Pacific Criminology is a field that is also under-researched according to Magele, yet it has domestic and transnational implications, which he says threatens the peace and prosperity of the country. 

“These threats on our physical (health) and cyber-attacks underscore the fragility of our borders, hence our democracy and deep respect of law and order of a safe and stable country,” he said.

“Apart from the networking within the cohorts themselves, the access to academics, experts and practitioners would be a once in a lifetime opportunity.

“Security and International Law studies is a natural choice for me because of my experience abroad, within the Indo-Pacific region and on island.”

Asked what his plans are when he returns to Samoa, Magele said he resigned his position at the U.S.P. Samoa Campus, but would be happy to return to the academic space.

“I would be happy to return to lecture and enjoyed my time in the academic space engaging with my colleagues, the students and their support systems. 
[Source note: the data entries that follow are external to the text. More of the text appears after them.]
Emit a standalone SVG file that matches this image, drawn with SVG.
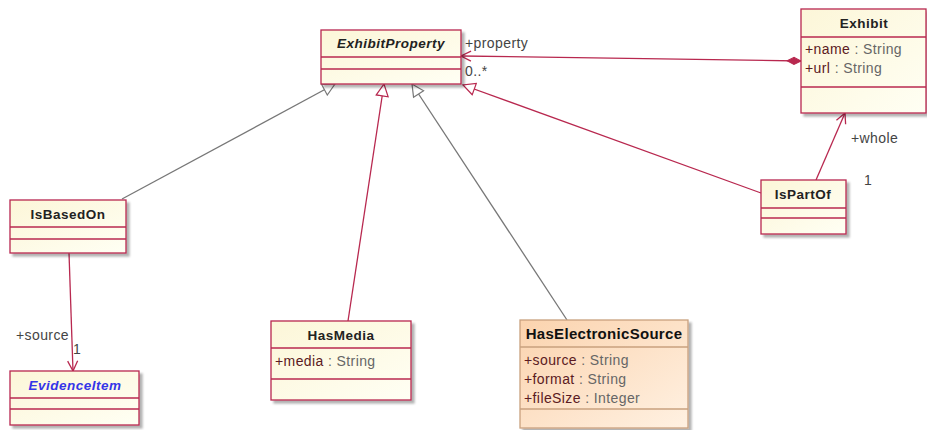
<svg xmlns="http://www.w3.org/2000/svg" width="927" height="430" viewBox="0 0 927 430">
<defs>
<linearGradient id="gY" x1="0" y1="0" x2="1" y2="1">
<stop offset="0" stop-color="#FCF6D8"/><stop offset="1" stop-color="#FFFFF4"/>
</linearGradient>
<linearGradient id="gO" x1="0" y1="0" x2="1" y2="1">
<stop offset="0" stop-color="#FBD3AE"/><stop offset="1" stop-color="#FFF1E2"/>
</linearGradient>
<filter id="sh" x="-10%" y="-10%" width="130%" height="130%">
<feDropShadow dx="3" dy="3" stdDeviation="1" flood-color="#000" flood-opacity="0.3"/>
</filter>
<marker id="open" viewBox="0 0 12 12" refX="11" refY="6" markerWidth="12" markerHeight="12" markerUnits="userSpaceOnUse" orient="auto">
<path d="M1,1 L11,6 L1,11" fill="none" stroke="#B8284F" stroke-width="1.3"/>
</marker>
<marker id="genR" viewBox="0 0 14 14" refX="13" refY="7" markerWidth="14" markerHeight="14" markerUnits="userSpaceOnUse" orient="auto">
<path d="M1,1 L13,7 L1,13 Z" fill="#fff" stroke="#B8284F" stroke-width="1.2"/>
</marker>
<marker id="genG" viewBox="0 0 14 14" refX="13" refY="7" markerWidth="14" markerHeight="14" markerUnits="userSpaceOnUse" orient="auto">
<path d="M1,1 L13,7 L1,13 Z" fill="#fff" stroke="#777" stroke-width="1.2"/>
</marker>
<marker id="dia" viewBox="0 0 16 10" refX="1" refY="5" markerWidth="16" markerHeight="10" markerUnits="userSpaceOnUse" orient="auto">
<path d="M1,5 L8,1.5 L15,5 L8,8.5 Z" fill="#B8284F" stroke="#B8284F" stroke-width="1"/>
</marker>
</defs>
<style>
.box{fill:url(#gY);stroke:#B8284F;stroke-width:1.3;filter:url(#sh)}
.boxo{fill:url(#gO);stroke:#C9A07E;stroke-width:1.3;filter:url(#sh)}
.sep{stroke:#B8284F;stroke-width:1.3}
.sepo{stroke:#C9A07E;stroke-width:1.3}
.hd{font-family:"Liberation Sans",Arial,sans-serif;font-size:13.5px;letter-spacing:0.5px;font-weight:bold;fill:#222;text-anchor:middle}
.at{font-family:"Liberation Sans",Arial,sans-serif;font-size:14px;letter-spacing:0.4px;fill:#666}
.an{fill:#5B1A22}
.lb{font-family:"Liberation Sans",Arial,sans-serif;font-size:14px;letter-spacing:0.4px;fill:#444}
.cr{stroke:#B8284F;stroke-width:1.3;fill:none}
.gr{stroke:#777;stroke-width:1.3;fill:none}
</style>
<g id="connectors">
<line class="gr" x1="122" y1="199" x2="335" y2="84" marker-end="url(#genG)"/>
<line class="cr" x1="348" y1="321" x2="384" y2="84" marker-end="url(#genR)"/>
<line class="gr" x1="567" y1="320" x2="412" y2="84" marker-end="url(#genG)"/>
<line class="cr" x1="761" y1="193" x2="463" y2="85" marker-end="url(#genR)"/>
<line class="cr" x1="801" y1="61" x2="461" y2="56" marker-start="url(#dia)" marker-end="url(#open)"/>
<line class="cr" x1="816" y1="180" x2="845" y2="113" marker-end="url(#open)"/>
<line class="cr" x1="69" y1="253" x2="73" y2="371" marker-end="url(#open)"/>
<text class="lb" x="465" y="48">+property</text>
<text class="lb" x="465" y="76">0..*</text>
<text class="lb" x="851" y="143">+whole</text>
<text class="lb" x="864" y="185">1</text>
<text class="lb" x="16" y="340">+source</text>
<text class="lb" x="73" y="354">1</text>
</g>
<g id="ExhibitProperty">
<rect class="box" x="321" y="30" width="140" height="54"/>
<line class="sep" x1="321" y1="57" x2="461" y2="57"/>
<line class="sep" x1="321" y1="69" x2="461" y2="69"/>
<text class="hd" x="391" y="48" font-style="italic">ExhibitProperty</text>
</g>
<g id="Exhibit">
<rect class="box" x="801" y="9" width="125" height="104"/>
<line class="sep" x1="801" y1="37" x2="926" y2="37"/>
<line class="sep" x1="801" y1="87" x2="926" y2="87"/>
<text class="hd" x="864" y="28">Exhibit</text>
<text class="at" x="805" y="54"><tspan class="an">+name</tspan> : String</text>
<text class="at" x="805" y="73"><tspan class="an">+url</tspan> : String</text>
</g>
<g id="IsBasedOn">
<rect class="box" x="10" y="200" width="116" height="53"/>
<line class="sep" x1="10" y1="227" x2="126" y2="227"/>
<line class="sep" x1="10" y1="239" x2="126" y2="239"/>
<text class="hd" x="68" y="219">IsBasedOn</text>
</g>
<g id="EvidenceItem">
<rect class="box" x="10" y="371" width="129" height="54"/>
<line class="sep" x1="10" y1="398" x2="139" y2="398"/>
<line class="sep" x1="10" y1="409" x2="139" y2="409"/>
<text class="hd" x="75" y="390" font-style="italic" style="fill:#3535E8">EvidenceItem</text>
</g>
<g id="HasMedia">
<rect class="box" x="271" y="321" width="140" height="79"/>
<line class="sep" x1="271" y1="348" x2="411" y2="348"/>
<line class="sep" x1="271" y1="379" x2="411" y2="379"/>
<text class="hd" x="341" y="340">HasMedia</text>
<text class="at" x="275" y="366"><tspan class="an">+media</tspan> : String</text>
</g>
<g id="HasElectronicSource">
<rect class="boxo" x="520" y="320" width="168" height="108"/>
<line class="sepo" x1="520" y1="347" x2="688" y2="347"/>
<line class="sepo" x1="520" y1="409" x2="688" y2="409"/>
<text class="hd" x="604" y="339" style="font-size:15px;letter-spacing:0.3px;fill:#111">HasElectronicSource</text>
<text class="at" x="524" y="365"><tspan class="an">+source</tspan> : String</text>
<text class="at" x="524" y="384"><tspan class="an">+format</tspan> : String</text>
<text class="at" x="524" y="403"><tspan class="an">+fileSize</tspan> : Integer</text>
</g>
<g id="IsPartOf">
<rect class="box" x="761" y="180" width="85" height="54"/>
<line class="sep" x1="761" y1="208" x2="846" y2="208"/>
<line class="sep" x1="761" y1="218" x2="846" y2="218"/>
<text class="hd" x="803" y="199">IsPartOf</text>
</g>
</svg>
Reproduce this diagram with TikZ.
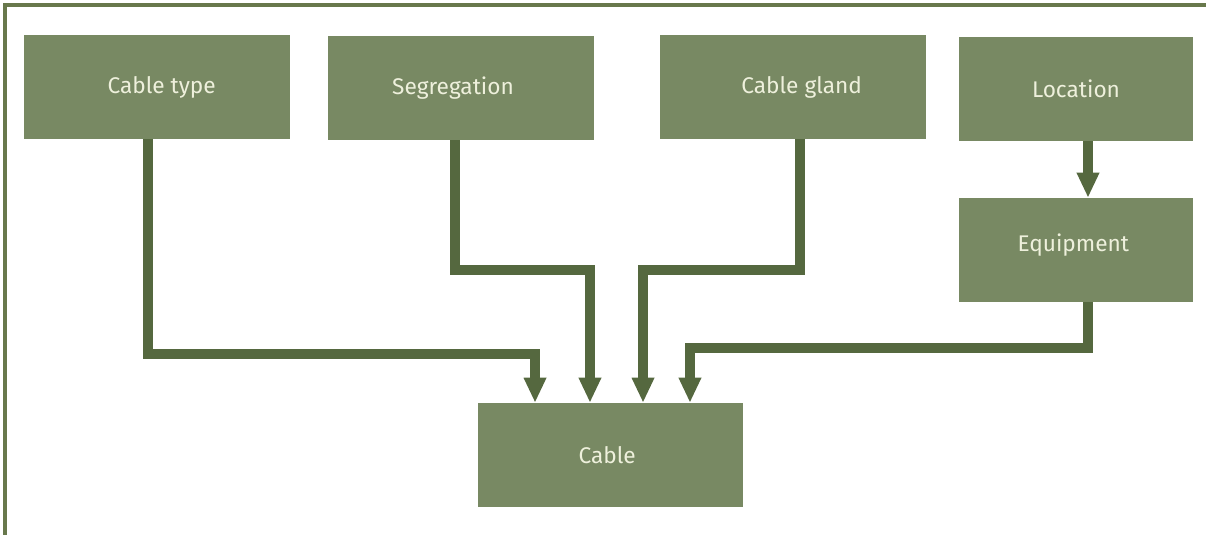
\documentclass[tikz,border=0pt]{standalone}
\usepackage{fontspec}
\setmainfont{Fira Sans}
\usetikzlibrary{arrows.meta}
\definecolor{boxfill}{HTML}{788963}
\definecolor{arrowcol}{HTML}{55683F}
\definecolor{labeltext}{HTML}{EEF0DC}
\definecolor{framecol}{HTML}{68784C}
\tikzset{
  box/.style={fill=boxfill, draw=none, inner sep=0pt, minimum height=78pt,
    text=labeltext, font=\fontsize{17}{20}\selectfont},
  flow/.style={draw=arrowcol, line width=7.5pt,
    -{Triangle[width=15.75pt,length=18.75pt]}},
  frame/.style={draw=framecol, line width=2.6pt}
}
\begin{document}
\begin{tikzpicture}[x=0.75pt,y=-0.75pt]
  \useasboundingbox (0,0) rectangle (1206,535);
  % frame along the top and left edges
  \draw[frame] (5,535) -- (5,5) -- (1206,5);

  % boxes
  \node[box, minimum width=199.5pt] (ctype) at (157,87) {\hspace*{7pt}Cable type};
  \node[box, minimum width=199.5pt] (seg)   at (461,88) {Segregation\hspace*{12pt}};
  \node[box, minimum width=199.5pt] (gland) at (793,87) {\hspace*{13pt}Cable gland};
  \node[box, minimum width=175.5pt] (loc)   at (1076,89) {Location};
  \node[box, minimum width=175.5pt] (equip) at (1076,250) {\raisebox{10.5pt}{Equipment}\hspace*{4pt}};
  \node[box, minimum width=198.75pt] (cable) at (610.5,455) {Cable\hspace*{5pt}};

  % connectors
  \draw[flow] ([xshift=-6.75pt]ctype.south) -- ++(0,215) -| ([xshift=-56.6pt]cable.north);
  \draw[flow] ([xshift=-4.5pt]seg.south) -- ++(0,130) -| ([xshift=-15.4pt]cable.north);
  \draw[flow] ([xshift=5.25pt]gland.south) -- ++(0,131) -| ([xshift=24.4pt]cable.north);
  \draw[flow] ([xshift=9pt]equip.south) -- ++(0,46) -| ([xshift=59.6pt]cable.north);
  \draw[flow] ([xshift=9pt]loc.south) -- ([xshift=9pt]equip.north);
\end{tikzpicture}
\end{document}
“I hope my small contribution via counseling to my students' study journey, tough love with my Rotary scholars was useful. 

“I wish the Campus Director Dr. Fanaafi Aiono Le-Tagaloa, Head of Sections, Administrators and entire Samoa Campus staff the very best for 2021.”

However, Magele accepts that he wouldn’t have made it to the U.K. without his wife “stamping his visa to leave the country” and gave credit to his family for their support while he is away studying.

“Thank you to my beautiful wife Donna Marie for always supporting me and stamping my visa to leave the country,” he said.

“In essence this accomplishment is as much my family’s as it is mine, because honestly I wouldn’t be able to do this without their love and support. 

“I may be in the UK studying law but my wife will have to hold down the fort in my absence and in all honesty she’s the brains and has had a P.h.D. in common sense for many years now.”

He also paid tribute to his mother Stella Anesi Mackenzie and his siblings and his father Taoa Muliagatele Vernon Samuel Mackenzie.

“I dedicate this to them – as a parent I wanted to be an example to my children – to never give up! I endeavor to make the most of this golden opportunity and upon my return hope to make a memorable contribution to Samoa lau atunuu pele.”